Polis ve silahlı kuvvetler mensubu 77 kişiyi yaraladılar, bir polisi ensesinden vurarak öldürdüler, evlerinden zorla çıkartılıp saldırıya uğrayan onca toplumsal hareket liderini saymıyorum bile. Ellerinde her bölgede Bolivarcı olduğu tespit edilen toplumsal örgüt liderlerinin listeleri, insanların evlerine saldırıp, ateşe verip, bu insanları dövüp, onları da şehirlerinde hükümete destek veren herkesi de öldürmekle tehdit ettiler. Hükümet bu mağdurlara destek olmak için özel bir fon oluşturdu.

Bu suçluların belirli bir planı vardı. Eğitilip, silahlandırılıp, ücretlerinin bir kısmını da uyuşturucu olarak almışlardı. Yakalanan her birinin kan testlerinde uyuşturucu izine rastlanıyor. Kimi bölgelerde uyuşturucu ticareti yapan paramiliter gruplarla işbirliği yaptılar. Esas plan, 10 eyalete elektrik akışını kesip kaos yaratarak Miraflores’e (ana hükümet binası) yürüyüp, başkanı ele geçirerek ya da öldürerek dış müdahale imkânı oluşturmaktı.

Tüm bunları nereden biliyoruz? İlk olarak, yakalanan teröristlerin biri bile öldürülmedi, hepsi yaşıyor ve konuşmaya başladılar. Herhangi bir ideoloji ya da demokrasi için mücadele etmiyorlar, savunmasız insanlara saldıran, yakalandığındaysa dizlerine çöküp ağlayarak bildikleri her şeyi yetkililere anlatan alçak korkaklar. Ve bir de tabii:

* Her yerde güvenlik kameraları var ve öyle görünüyor ki herkesin bu korkunç suçları kaydeden telefon kameraları var.

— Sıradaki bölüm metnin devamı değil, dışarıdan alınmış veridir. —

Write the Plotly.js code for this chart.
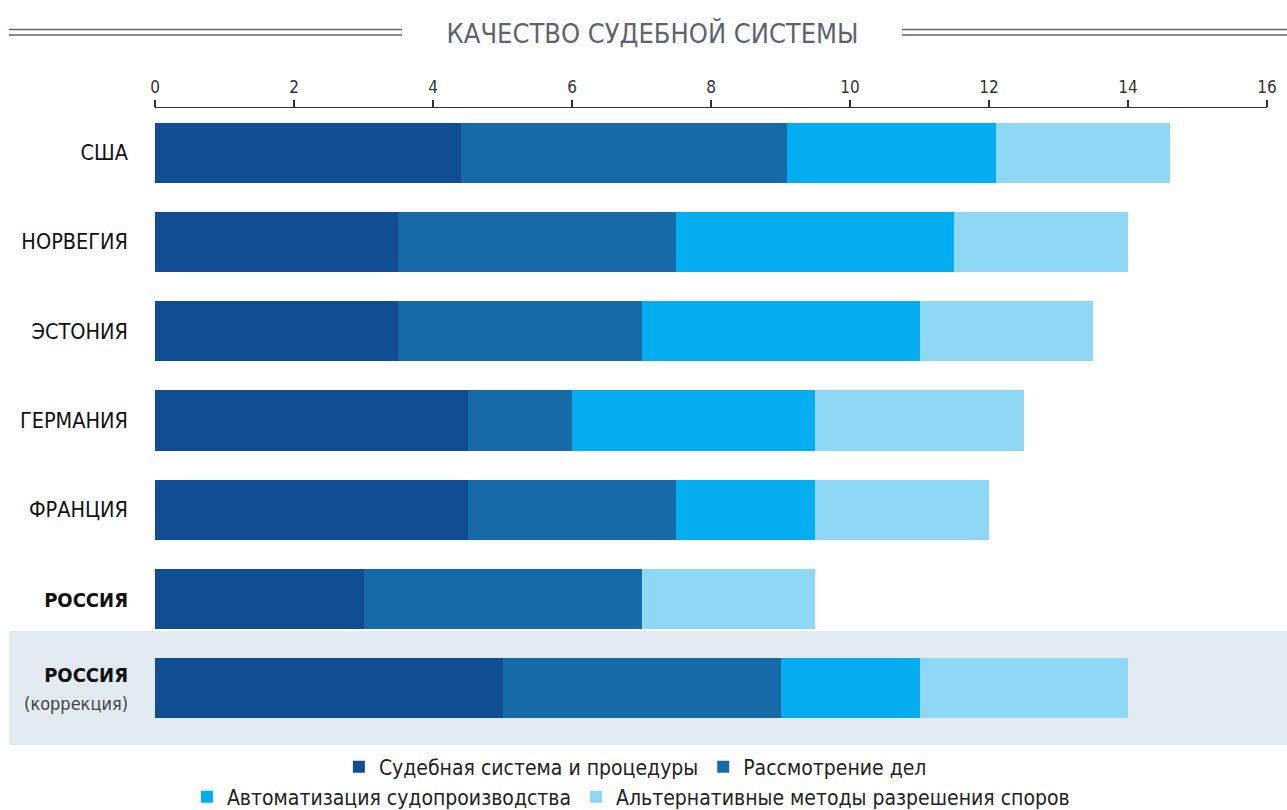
<!DOCTYPE html>
<html>
<head>
<meta charset="utf-8">
<script src="https://cdn.plot.ly/plotly-3.0.1.min.js"></script>
<style>html,body{margin:0;padding:0;background:#fff;}#chart{width:1287px;height:810px;}</style>
</head>
<body>
<div id="chart"></div>
<script>
var countries = ["США", "НОРВЕГИЯ", "ЭСТОНИЯ", "ГЕРМАНИЯ", "ФРАНЦИЯ", "РОССИЯ", "РОССИЯ (коррекция)"];
var countryLabels = ["США", "НОРВЕГИЯ", "ЭСТОНИЯ", "ГЕРМАНИЯ", "ФРАНЦИЯ",
  "<span style='font-size:20px'><b>РОССИЯ</b></span>",
  "<span style='font-size:20px'><b>РОССИЯ</b></span><br><span style='font-size:18px;color:#444'>(коррекция)</span>"];
var seriesNames = ["Судебная система и процедуры", "Рассмотрение дел", "Автоматизация судопроизводства", "Альтернативные методы разрешения споров"];
var judicialSystem = [4.4, 3.5, 3.5, 4.5, 4.5, 3.0, 5.0];
var caseReview     = [4.7, 4.0, 3.5, 1.5, 3.0, 4.0, 4.0];
var automation     = [3.0, 4.0, 4.0, 3.5, 2.0, 0.0, 2.0];
var alternative    = [2.5, 2.5, 2.5, 3.0, 2.5, 2.5, 3.0];
var xTicks = [0, 2, 4, 6, 8, 10, 12, 14, 16];
var titleText = "КАЧЕСТВО СУДЕБНОЙ СИСТЕМЫ";

var FONT = "'Liberation Sans Narrow', 'DejaVu Sans Condensed', 'Roboto', sans-serif";
var colors = ["#114d92", "#166aa7", "#03adef", "#8ed8f6"];
var allSeries = [judicialSystem, caseReview, automation, alternative];

var traces = allSeries.map(function (vals, i) {
  return {
    type: "bar",
    orientation: "h",
    name: seriesNames[i],
    x: vals,
    y: countries,
    marker: {color: colors[i], line: {width: 0}},
    legend: i < 2 ? "legend" : "legend2",
    hoverinfo: "x+name"
  };
});

var lineColor = "#5b6676";
function hline(x0, x1, y) {
  return {type: "line", xref: "paper", yref: "paper", x0: x0, x1: x1, y0: y, y1: y,
          line: {color: lineColor, width: 1.5}};
}

var layout = {
  width: 1287, height: 810,
  margin: {l: 155, r: 20, t: 108, b: 77, autoexpand: false},
  paper_bgcolor: "#ffffff", plot_bgcolor: "rgba(0,0,0,0)",
  barmode: "stack",
  bargap: 0.326,
  font: {family: FONT, color: "#222"},
  showlegend: true,
  title: {text: titleText, x: 0.507, xref: "container", xanchor: "center",
          y: 0.959, yref: "container", yanchor: "middle",
          font: {family: FONT, size: 27, color: "#5b6470"}},
  xaxis: {
    side: "top", range: [0, 16], tickvals: xTicks, ticktext: xTicks.map(String),
    showgrid: false, zeroline: false, showline: true, linecolor: "#333", linewidth: 1.5,
    ticks: "outside", ticklen: 7, tickcolor: "#333", tickwidth: 1.5,
    tickfont: {family: FONT, size: 17, color: "#333"}, fixedrange: true
  },
  yaxis: {
    type: "category", categoryorder: "array", categoryarray: countries,
    range: [6.5, -0.5], autorange: false, tickvals: countries, ticktext: countryLabels,
    showgrid: false, zeroline: false, showline: false, ticks: "",
    ticklabelstandoff: 26,
    tickfont: {family: FONT, size: 21.5, color: "#111"}, fixedrange: true
  },
  shapes: [
    {type: "rect", xref: "paper", yref: "paper", x0: -0.1313, x1: 1.02, y0: -0.0192, y1: 0.1632,
     fillcolor: "#e2ebf1", line: {width: 0}, layer: "below"},
    hline(-0.1313, 0.2221, 1.1256), hline(-0.1313, 0.2221, 1.1168),
    hline(0.6718, 1.02, 1.1256), hline(0.6718, 1.02, 1.1168)
  ],
  legend: {orientation: "h", x: 0.432, xanchor: "center", y: -0.0544, yanchor: "middle",
           font: {family: FONT, size: 21, color: "#222"}, bgcolor: "rgba(0,0,0,0)",
           traceorder: "normal", itemclick: false},
  legend2: {orientation: "h", x: 0.428, xanchor: "center", y: -0.1024, yanchor: "middle",
            font: {family: FONT, size: 21, color: "#222"}, bgcolor: "rgba(0,0,0,0)",
            traceorder: "normal", itemclick: false}
};

Plotly.newPlot("chart", traces, layout, {displayModeBar: false, staticPlot: true});
</script>
</body>
</html>
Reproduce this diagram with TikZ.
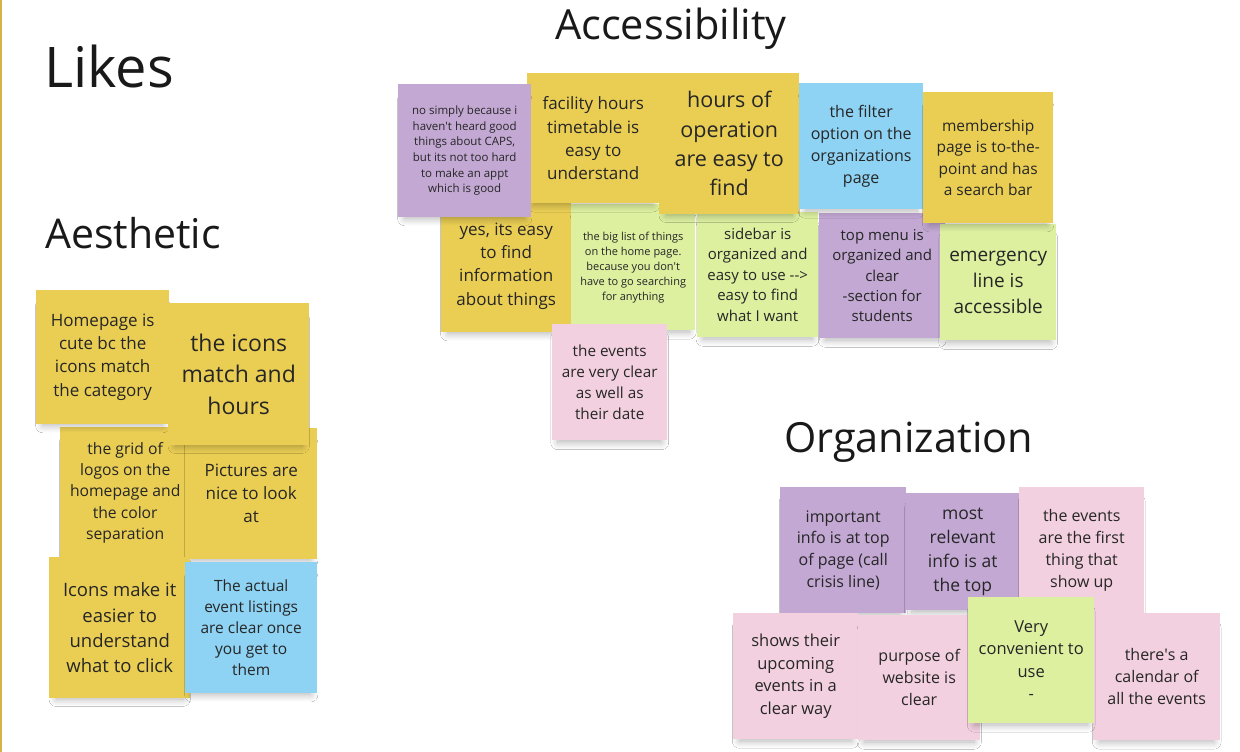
\documentclass[tikz,border=0pt]{standalone}
\usepackage{fontspec}
\setmainfont{Open Sans}
\usetikzlibrary{shadows.blur}

\definecolor{noteyellow}{HTML}{EACE54}
\definecolor{notepurple}{HTML}{C2A8D3}
\definecolor{noteblue}{HTML}{8ED3F4}
\definecolor{notegreen}{HTML}{DCF0A0}
\definecolor{notepink}{HTML}{F3D0DF}
\definecolor{edgegold}{HTML}{D4B44A}
\newcommand\nsize[1]{\fontsize{#1}{\fpeval{1.36*#1}}\selectfont}
\newcommand\ap{\textquotesingle}

\begin{document}
\begin{tikzpicture}[x=1pt,y=-1pt,
  sticky/.style={inner sep=2pt, align=center, anchor=north west, text=black!85,
    blur shadow={shadow xshift=0pt, shadow yshift=-9pt, shadow blur radius=8pt,
      shadow blur steps=10, shadow opacity=30, shadow scale=0.9}},
  wh/.style 2 args={minimum width=#1pt, minimum height=#2pt},
  heading/.style={anchor=base west, inner sep=0pt, text=black!90}]
\useasboundingbox (0,0) rectangle (1240,752);
\fill[white] (0,0) rectangle (1240,752);
\fill[edgegold] (0,0) rectangle (2,752);

% headings
\node[heading, font=\fontsize{56}{60}\selectfont] (likes) at (44,88) {Likes};
\node[heading, font=\fontsize{41}{44}\selectfont] (aesthetic) at (45,248) {Aesthetic};
\node[heading, font=\fontsize{41.5}{44}\selectfont] (access) at (555,40) {Accessibility};
\node[heading, font=\fontsize{41.5}{44}\selectfont] (organ) at (784,452) {Organization};

% accessibility, lower row
\node[sticky, wh={130}{132}, fill=noteyellow, font=\nsize{17}] (acc6) at (441,200)
  {yes, its easy\\to find\\information\\about things};
\node[sticky, wh={124}{126}, fill=notegreen, font=\nsize{11}] (acc7) at (571,204)
  {the big list of things\\on the home page.\\because you don\ap t\\have to go searching\\for anything};
\node[sticky, wh={121}{125}, fill=notegreen, font=\nsize{15}] (acc8) at (697,212)
  {sidebar is\\organized and\\easy to use {-}{-}>\\easy to find\\what I want};
\node[sticky, wh={126}{125}, fill=notepurple, font=\nsize{15}] (acc9) at (819,213)
  {top menu is\\organized and\\clear\\-section for\\students};
\node[sticky, wh={116}{116}, fill=notegreen, font=\nsize{19}] (acc10) at (940,224)
  {emergency\\line is\\accessible};
% accessibility, upper row
\node[sticky, wh={132}{130}, fill=noteyellow, font=\nsize{17}] (acc2) at (527,73)
  {facility hours\\timetable is\\easy to\\understand};
\node[sticky, wh={133}{133}, fill=notepurple, font=\nsize{11.5}] (acc1) at (398,84)
  {no simply because i\\haven\ap t heard good\\things about CAPS,\\but its not too hard\\to make an appt\\which is good};
\node[sticky, wh={140}{141}, fill=noteyellow, font=\nsize{21.5}] (acc3) at (659,73)
  {hours of\\operation\\are easy to\\find};
\node[sticky, wh={124}{126}, fill=noteblue, font=\nsize{16}] (acc4) at (799,83)
  {the filter\\option on the\\organizations\\page};
\node[sticky, wh={130}{131}, fill=noteyellow, font=\nsize{15.5}] (acc5) at (923,92)
  {membership\\page is to-the-\\point and has\\a search bar};
\node[sticky, wh={115}{116}, fill=notepink, font=\nsize{15.3}] (acc11) at (552,324)
  {the events\\are very clear\\as well as\\their date};

% aesthetic
\node[sticky, wh={130}{131}, fill=noteyellow, font=\nsize{15.7}] (aes3) at (60,427)
  {the grid of\\logos on the\\homepage and\\the color\\separation};
\node[sticky, wh={132}{131}, fill=noteyellow, font=\nsize{17}] (aes4) at (185,428)
  {Pictures are\\nice to look\\at};
\node[sticky, wh={133}{134}, fill=noteyellow, font=\nsize{17}] (aes1) at (36,290)
  {Homepage is\\cute bc the\\icons match\\the category};
\node[sticky, wh={141}{142}, fill=noteyellow, font=\nsize{23}] (aes2) at (168,303)
  {the icons\\match and\\hours};
\node[sticky, wh={141}{141}, fill=noteyellow, font=\nsize{18.5}] (aes5) at (49,557)
  {Icons make it\\easier to\\understand\\what to click};
\node[sticky, wh={132}{131}, fill=noteblue, font=\nsize{15.5}] (aes6) at (185,562)
  {The actual\\event listings\\are clear once\\you get to\\them};

% organization
\node[sticky, wh={126}{126}, fill=notepurple, font=\nsize{16}] (org1) at (780,487)
  {important\\info is at top\\of page (call\\crisis line)};
\node[sticky, wh={113}{117}, fill=notepurple, font=\nsize{17.5}] (org2) at (906,493)
  {most\\relevant\\info is at\\the top};
\node[sticky, wh={125}{126}, fill=notepink, font=\nsize{16}] (org3) at (1019,487)
  {the events\\are the first\\thing that\\show up};
\node[sticky, wh={125}{126}, fill=notepink, font=\nsize{16.5}] (org4) at (733,613)
  {shows their\\upcoming\\events in a\\clear way};
\node[sticky, wh={122}{125}, fill=notepink, font=\nsize{16}] (org5) at (858,615)
  {purpose of\\website is\\clear};
\node[sticky, wh={127}{127}, fill=notepink, font=\nsize{16}] (org7) at (1093,613)
  {there\ap s a\\calendar of\\all the events};
\node[sticky, wh={126}{126}, fill=notegreen, font=\nsize{16.5}] (org6) at (968,597)
  {Very\\convenient to\\use\\-};
\end{tikzpicture}
\end{document}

* Bir önceki aşağılık hainin aksine bu kez gerçek bir başsavcı var.

* Yine geçmişin aksine artık böyle saldırıları yasal çerçeve içerisine alan terörle mücadele yasaları var.

2015 ve 2017’de tüm dünyaya Venezuela’nın kargaşa içinde olduğu ve “müdahale edilmesi gerektiği” mesajını veren görüntülerin servis edildiği şiddet eylemleriyle bugünküler arasında önemli bir fark var. O dönemde, Venezuelalılar bu vahşi suçluların sebep oldukları saldırılar, yangınlar ve ölümler sebebiyle hiçbir şekilde tutuklanmamasını tiksinti ve şaşkınlıkla izlemişti. Ömrünü başında bulunduğu kurumu çökertmeye adayan dönemin başsavcısı Luisa Ortega, sokaklardaki suçluların “demokratik haklarını kullandıkları için” hiçbir şekilde tutuklanmamaları gerektiğine dair kesin emirler vermişti. Meğerse CIA’nin kendisine verdiği milyon dolarları biriktirmekle uğraşan bir paralı hainmiş, şimdi suçları ortaya döküldükten sonra kaçtığı ABD’de büyük lüks içerisinde yaşıyor.

Son derece makul: Eğer onlar kazanırsa, seçimler meşrudur, eğer kaybederlerse, hilelidir. Çok kereler bu durumun yaşanmış olmasına rağmen uluslararası medyanın dikkatini asla çekmiyor ya da istemiyorlar.

Uluslararası faşist aşırı sağ ve CIA’nın, yasadışı ambargoları ve dış müdahaleyi meşrulaştırma amacı taşıyan bilgi kirliliği ve iftira kampanyasıyla Venezuela hükümetini devirme girişimi ile karşı karşıyayız.

Aşırı sağın sahne önündeki ismi Machado’nun şaibeli geçmişinden; darbelere karışmasından, geçmişte sokak saldırılarına desteğinden, ABD’den Venezuela’ya ambargo ve askerî müdahale talebinde bulunmasından ve şimdi de suç örgütleri ve uyuşturucu mafyası paramiliter gruplarla işbirliklerinden asla bahsedilmiyor. Kuklası Edmundo Gonzalez, El Salvador iç savaşında ölüm mangalarının finansmanı ve lojistiğinde görev almıştı. Ellerindeki kan daha kurumadı.

*Counterpunch.org web sitesinden kısaltılarak çevrilmiştir.